Speaking on a media call, following the group's pre-close trading statement, Sands said the group's balance sheet is exposed to a quarter of a billion dollars worth of commodities as the investigation into the alleged metals financing fraud continues.
"That is across multiple clients, multiple locations, multiple types of facilities, not all of which will be affected," added Sands on the call.
Standard Chartered's spokesperson told IBTimes UK that: "We recognise that there are currently issues in China around commodity financing which we are monitoring.
"We are reviewing our exposures to commodity financing. Only a small number of clients have been impacted in the Shandong region (which includes the Qingdao Port). As investigations are ongoing we are unable to comment further.
"We remain committed to this business and to our clients in this sector. We are not pulling back from providing commodity (metals) financing nor are we pulling back from China which is a key market for the Bank."

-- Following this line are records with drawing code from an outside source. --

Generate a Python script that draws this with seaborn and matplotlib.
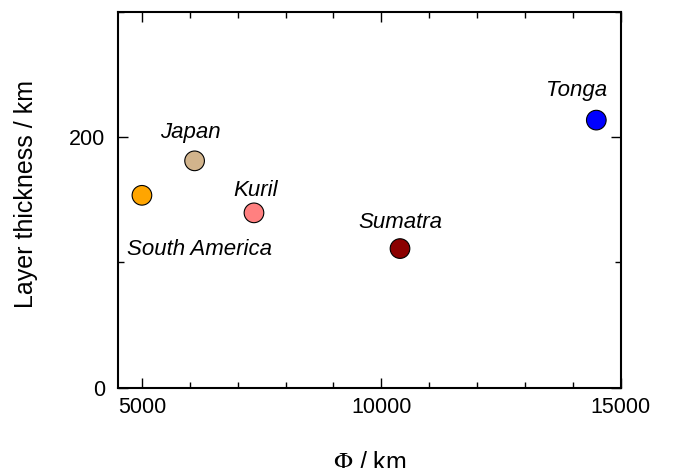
import matplotlib
matplotlib.use("Agg")
import matplotlib.pyplot as plt
from matplotlib.ticker import MultipleLocator
import seaborn as sns
import pandas as pd

regions = ["South America", "Japan", "Kuril", "Sumatra", "Tonga"]
phi_km = [5000, 6100, 7340, 10390, 14490]
thickness_km = [153.5, 181, 139.5, 111, 213.5]
colors = ["#FFA500", "#D2B48C", "#FF8080", "#8B0000", "#0000FF"]

x_ticks = [5000, 10000, 15000]
y_ticks = [0, 200]

sns.set_theme(style="ticks")
plt.rcParams["font.family"] = ["Liberation Sans", "DejaVu Sans"]
plt.rcParams["mathtext.fontset"] = "stix"

df = pd.DataFrame({"region": regions, "phi": phi_km, "thick": thickness_km})

fig = plt.figure(figsize=(6.75, 4.68), dpi=100)
ax = fig.add_axes([0.1748, 0.1716, 0.9196 - 0.1748, 0.975 - 0.1716])

sns.scatterplot(data=df, x="phi", y="thick", hue="region", palette=colors,
                s=200, edgecolor="black", linewidth=0.8, legend=False, ax=ax,
                zorder=3)

# label offsets in points (dx, dy)
offsets = {
    "South America": (41.5, -43.2),
    "Japan": (-3.1, 16.3),
    "Kuril": (0.9, 12.0),
    "Sumatra": (0.2, 14.6),
    "Tonga": (-14.2, 17.3),
}
for r, x, y in zip(regions, phi_km, thickness_km):
    ax.annotate(r, (x, y), xytext=offsets[r], textcoords="offset points",
                ha="center", va="baseline", fontsize=16, style="italic",
                color="black")

ax.set_xlim(4500, 15000)
ax.set_ylim(0, 300)
ax.set_xticks(x_ticks)
ax.set_yticks(y_ticks)
ax.xaxis.set_minor_locator(MultipleLocator(1000))
ax.yaxis.set_minor_locator(MultipleLocator(100))
ax.tick_params(which="both", direction="in", top=True, right=True,
               color="black", width=1.0)
ax.tick_params(which="major", length=7, labelsize=15.5, labelcolor="black")
ax.tick_params(axis="x", which="major", pad=7)
ax.tick_params(axis="y", which="major", pad=9)
ax.tick_params(which="minor", length=4)
for s in ax.spines.values():
    s.set_linewidth(1.5)
    s.set_color("black")

ax.set_xlabel(r"$\Phi$ / km", fontsize=18, color="black")
ax.set_ylabel("Layer thickness / km", fontsize=18, color="black")
ax.xaxis.set_label_coords(0.5, -0.168)
ax.yaxis.set_label_coords(-0.160, 0.515)

fig.savefig("out.png", dpi=100)
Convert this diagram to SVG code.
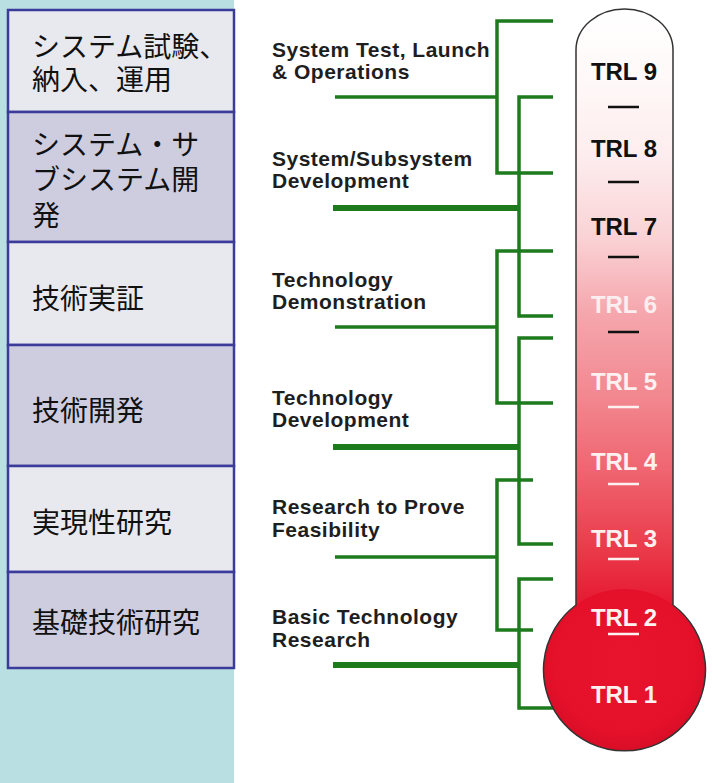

An investigation was launched into world's seventh largest port, Qingdao, amid suspicions that a company has used single metal cargoes multiple times in order to raise finance.
Qingdao port was floated on the Hong Kong stock exchange in June, to a muted response from investors.
Since then, financials across the globe, with commodity trading facilities, have told investors it is looking into how they may be exposed.
CITIC Resources, a commodities trading unit of China's biggest state enterprises, warned of possible losses relating to the port, after Standard Bank and GKE Corp issued similar statements.
Citi Group also launched a probe into loans provided to trading houses, secured against copper and aluminium stored at Chinese ports.